Customer Service Makes All the Difference in Greenhouse Projects

Stuppy Greenhouse prides itself on step-by-step guidance from planning to completion.

At the core of every successful greenhouse project is excellent design, quality material and knowledgeable construction. Customer service is a sometimes-overlooked fourth element and is a point of pride for Stuppy Greenhouse.

Chad Gooley, Regional Sales Manager for Stuppy, says he is available to customers from the very beginning of their project all the way through the last punch list. When the greenhouse is complete, he trains the client on how to operate its systems, from environmental controls and irrigation, to structural and equipment maintenance. Gooley is one of seven salespeople at Stuppy, each of whom has years of industry experience.

“All combined, we have a cumulative knowledge that may be unsurpassed in the industry,” Gooley says. “That means if one of us runs up against a problem we haven’t dealt with before, someone else probably has and knows a solution.”

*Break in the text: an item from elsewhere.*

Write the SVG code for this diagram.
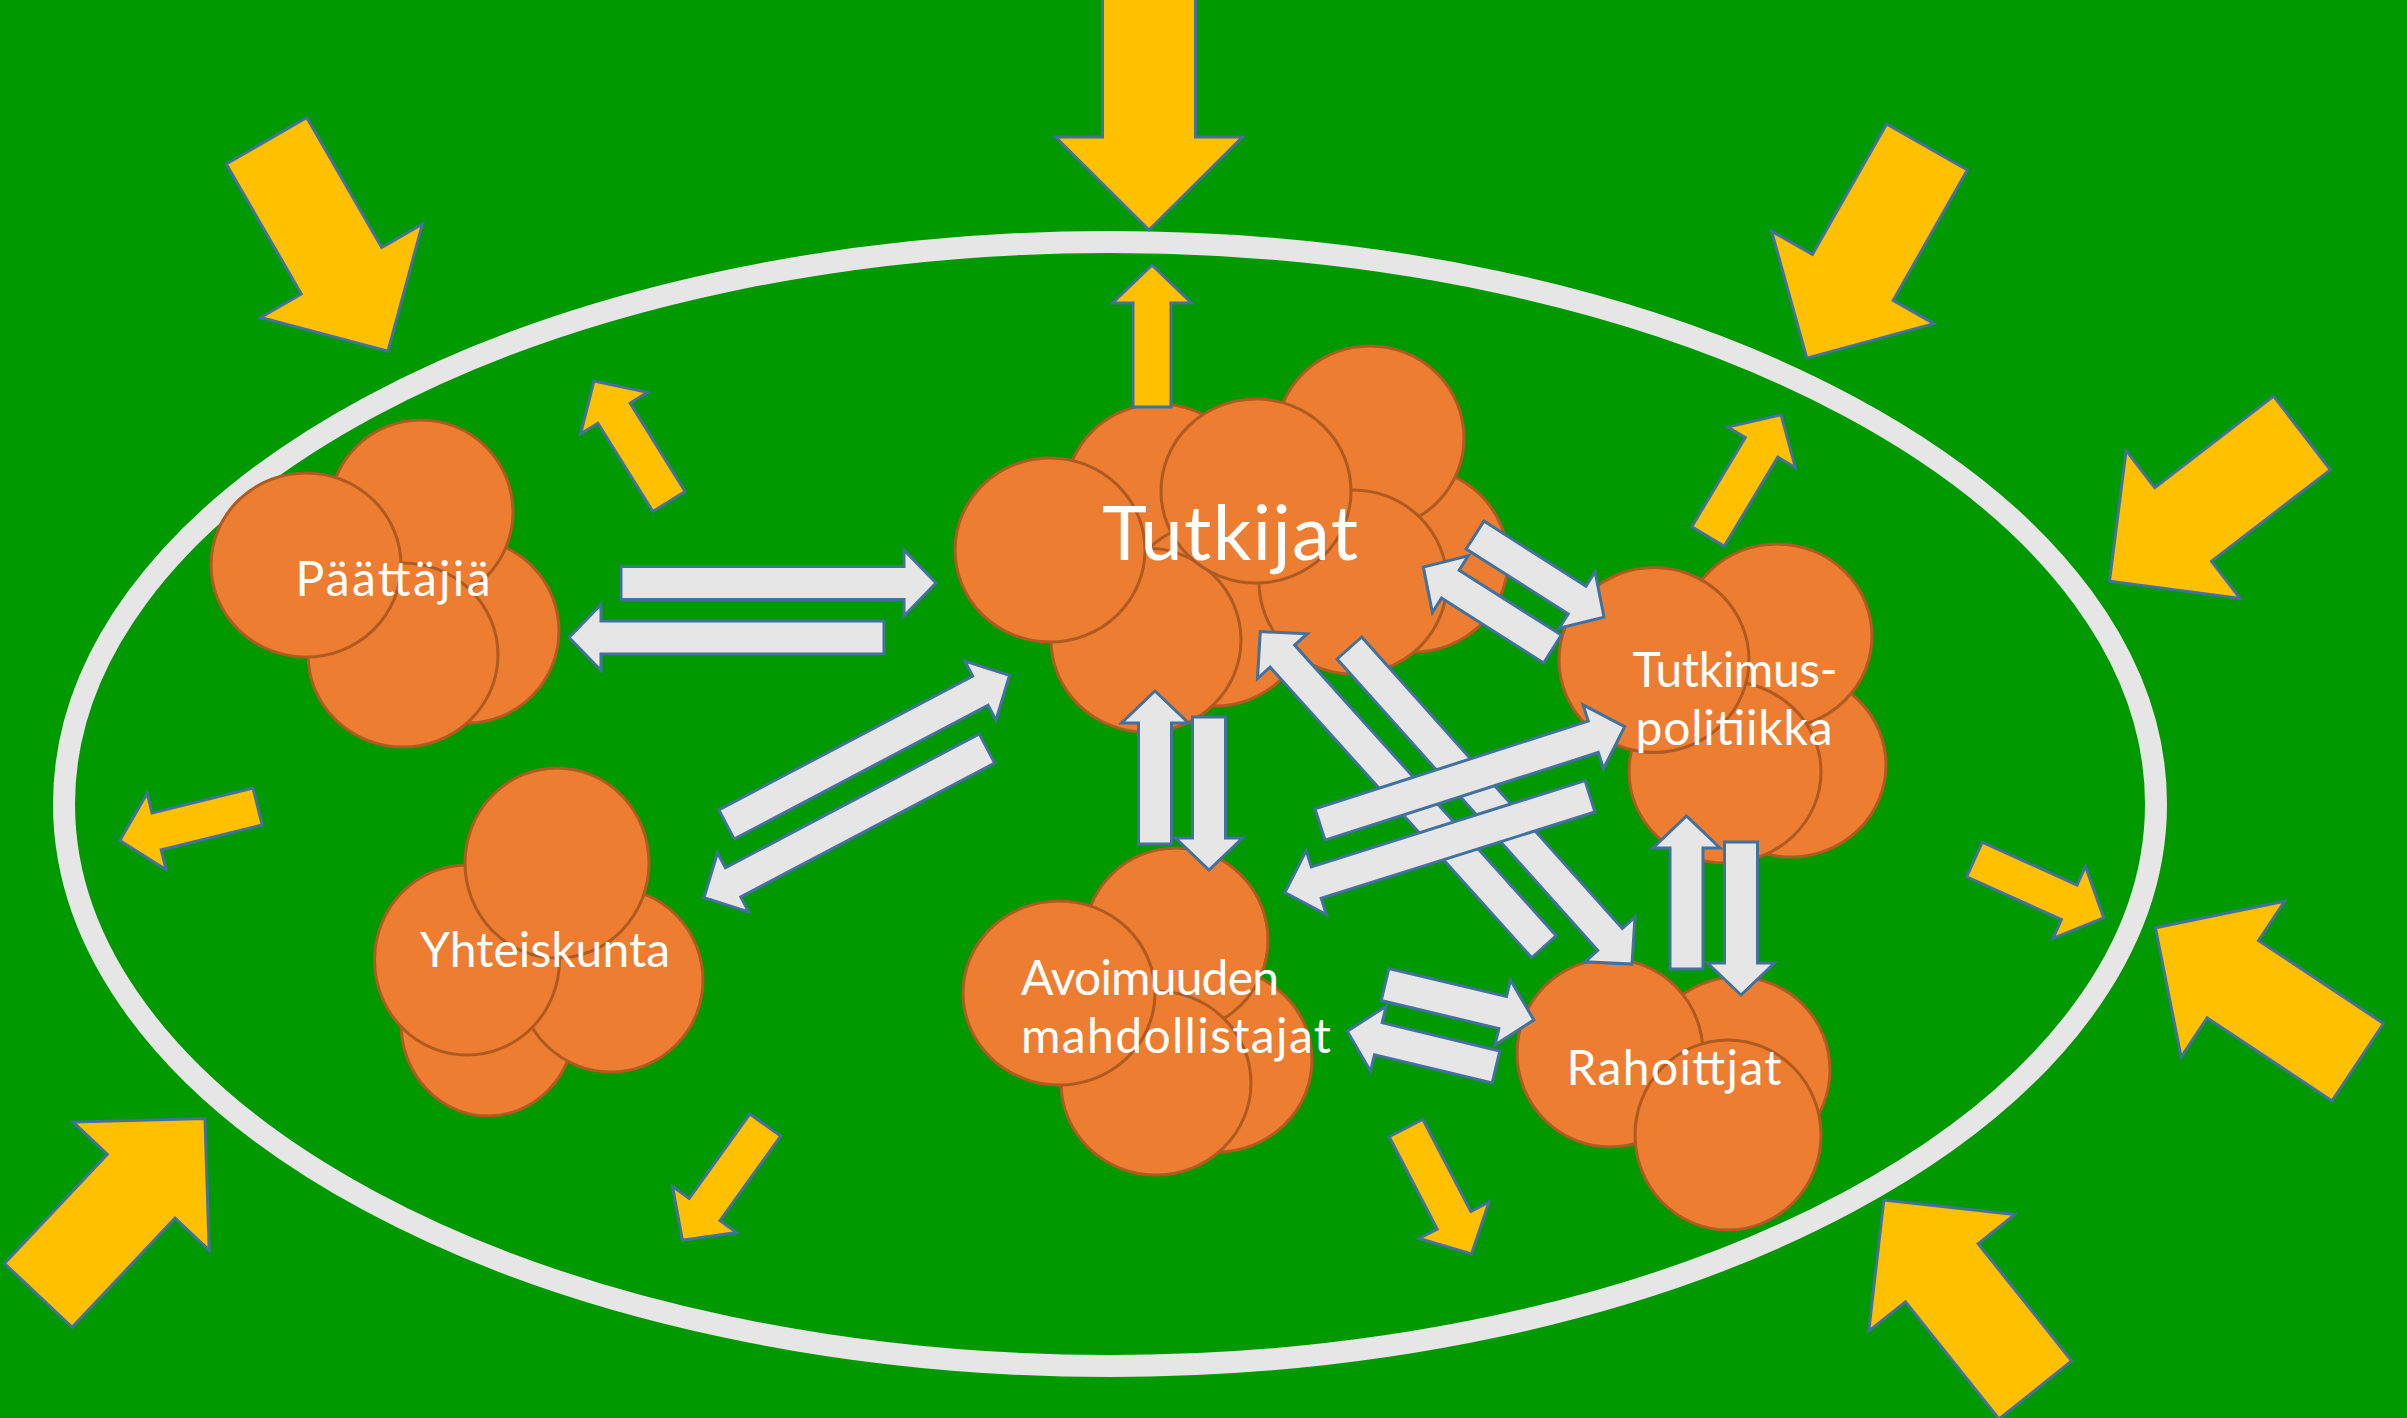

Knowing the Right Questions and Educating the Customer

Constructing a new greenhouse can feel intimidating to new customers, who sometimes aren’t entirely sure what they need. Gooley begins by asking questions about what they plan to grow. Every project includes questions such as, will there be a propagation area? Will you be growing on benches or in the ground? What type of irrigation do you plan to use? Will you want a fog system or in-floor heat?

Education Greenhouse High School Horticulture

Stuppy’s Rainbow® Plus greenhouse provides a sturdy structure with high sidewalls, suitable for hanging baskets and providing plenty of clearance for workers.

“If they are a school and they say, ‘hanging baskets,’ that tells me I need to put in plenty of support and at least 9 to 10-foot sidewalls. Schools make money from plant sales, so I ask about that — do they want a roll-up door in the end wall to allow people to flow in and out easily? Do they want a classroom or a headhouse?”

Gooley always visits the site and walks it with the client. He discusses utility usage, possible challenges with the site, building codes, time frames, the best orientation for the greenhouse for lighting and many other details.

“It’s easy to buy a greenhouse kit off the internet,” Gooley says, “but I work hard to be the trusted advisor to my clients. I make sure I’m putting information in front of them that I can prove, and I use my experience to show how particular structures have worked for other customers. If they want to visit examples or get references, we can make that happen, as well.”

Budget discussions are an important part of the initial talks. Gooley will provide an initial quote within a week of gathering the information needed and will follow up to make sure it’s in line with customer expectations. “First-time clients don’t always have a good idea of what a greenhouse should cost, so this helps to set expectations,” he says. “We can continue to adjust from there.”

If it’s a greenhouse for a school, teachers often need this initial quote to apply for grant money, and if they receive funding, they usually need to obtain at least three bids from contractors to build it. Commercial projects usually go up for bidding, as well, and Gooley helps customers go through the process. He can provide generic specs if needed and help the customer understand the bids and what they include.

For instance, a customer may not understand grades of steel, or a heater might be a cheaper model that doesn’t have a stainless-steel heat exchanger, which would make it last longer. Gooley says it is important to him that his clients understand what they are purchasing and make informed decisions.

Stepping Back But Not Away

Once the project starts, one of Stuppy’s project managers takes over day-to-day supervision and becomes the main contact for the customer, but Gooley is only a phone call away. “I take a step back so there aren’t too many chefs in the kitchen, but I am copied on everything and can always see what’s happening,” Gooley says. “Stuppy has an excellent project management team, and I trust them completely. But if a client needs to talk to me, I’m always available.” Gooley tells customers — if problems arise during construction, they will be taken care of. “We’re an established business that has been building greenhouses for a very long time,” he says. “We stand by our work, and it is backed up all the way to the top of the company. It’s not a hollow promise.”

A-Frame Greenhouse Controlled Environment Light Deprivation School Education

Stuppy’s CS3 greenhouse is versatile enough to accommodate many types of crops, including the growing tower Gooley’s customer needed.

Upon completion, Gooley steps back in to train the client on how to operate the systems, maintain them, and most of all, to make sure the customer is completely satisfied. One of his most rewarding projects involved a number of challenges, which he fully embraced.

“The customer wanted to grow leafy greens in towers for restaurants and stores in an area where access to fresh food was limited,” Gooley says. “We don’t provide the towers, but I worked with the supplier to find out what they needed, and our engineering team designed a 330’ x 120’ CS3 structure with 12-foot walls to meet the code. We put in heated concrete floors, bug screening, interior shade systems, and space for processing, packing and storing the harvest, including large refrigerators. The site itself was on a hill, and that brought its own challenges. It was a great project, and in the end, the customer was really happy with it.”

Customer service, including planning, design, good communication and final training can make the difference between a stressful experience for the client or a comfortable one. It can make the difference between a project that falls short of expectations or one that meets and exceeds them.